At the time, Thomas was just getting ready for the 2012 season, one in which he went 8-2 with a 3.66 ERA in 67 appearances for York. He didn’t know his experience with the Heroes Foundation would leave to his current position as the newly created sports event coordinator in the Parks & Recreation Department for Citrus County, Florida.
“As a baseball player you always had the ‘What if I did this? What if I did that?,” Thomas said by phone last week. “God wanted me to be in Dallas, Texas and run that (the Heroes Foundation) for those three years. Through that knowledge He gave me, I’m
able to land this position.”
Thomas reached the decision to walk away from baseball shortly after last season.
“I had a long talk with (Revolution manager) Mark Mason about what my plans were and stuff,” Thomas said. “I’m 34 years old this year. In baseball age, that’s 35 and-a-half. It’s not any younger.”
Thomas and his wife of four years have a 17-month-old son, Tristan, and are expecting their second child in July.
“I got another kid on the way. I’m gonna have two kids. Playing independent ball was great until I started to get a family. Being away from them last year was hard and difficult. It’s a difficult choice to give baseball up. I love York, love the town. It’s a great league. Mark (Mason) is probably one of the best managers in baseball right now.”
Now, Thomas will rely on his previous experience with the Heroes Foundation to try to boost tourism in Citrus County by bringing various sports events, including large tournaments, to the town. The county recently created the position and decided between Thomas and one other person to fill it. He just completed his first full week working for the county last week.
“What we’re doing is building up sports tourism here in Citrus County,” he said. “They saw what I did in Dallas with the Heroes Organization and they realized what I did with baseball. It was kind of a nitch for me to get this position. It was between me and another guy going for it.”
It sounds like Thomas already has the sales pitch down, too.
“We have a lot to offer here. It’s on the water, we have wildlife preservation and a spring water river that’s 72 degrees year-round that you can go kayaking in,” he said.
Thomas and his family recently moved from Dallas to Citrus County.
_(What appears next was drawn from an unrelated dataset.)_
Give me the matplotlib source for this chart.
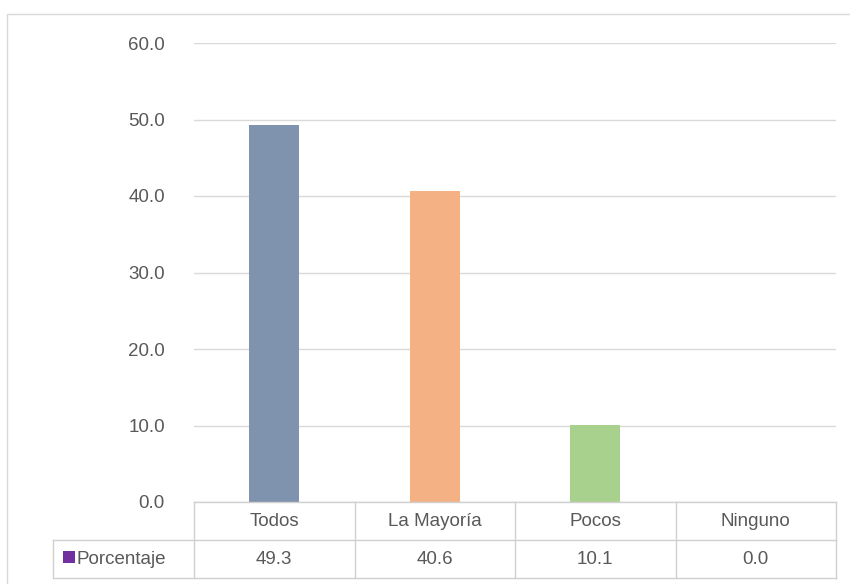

He was working at Lowe’s and giving baseball lessons on the side to make ends meet before taking the Citrus County position.
As for baseball, Thomas isn’t completely saying goodbye to the sport in which he spent 10 pro seasons, reaching Class AAA in 2006 in the Los Angeles Dodgers’ organization.
“When my son gets older and he’s four or five years old he’ll be starting on a little tee-ball team,” Thomas said. “Maybe when he’s eight years old he’ll be on a traveling or select-ball team. Plus, I’m still be giving baseball lessons and coaching on the side.”
So many times when having these conversations with pro players opting to retire, they don’t know what they’re going to do next. Or they might have plans to look around for a coaching gig or go back to school. With that being said, Thomas knows he’s fortunate with his current situation, which may have only happened thanks to his previous experience outside of baseball.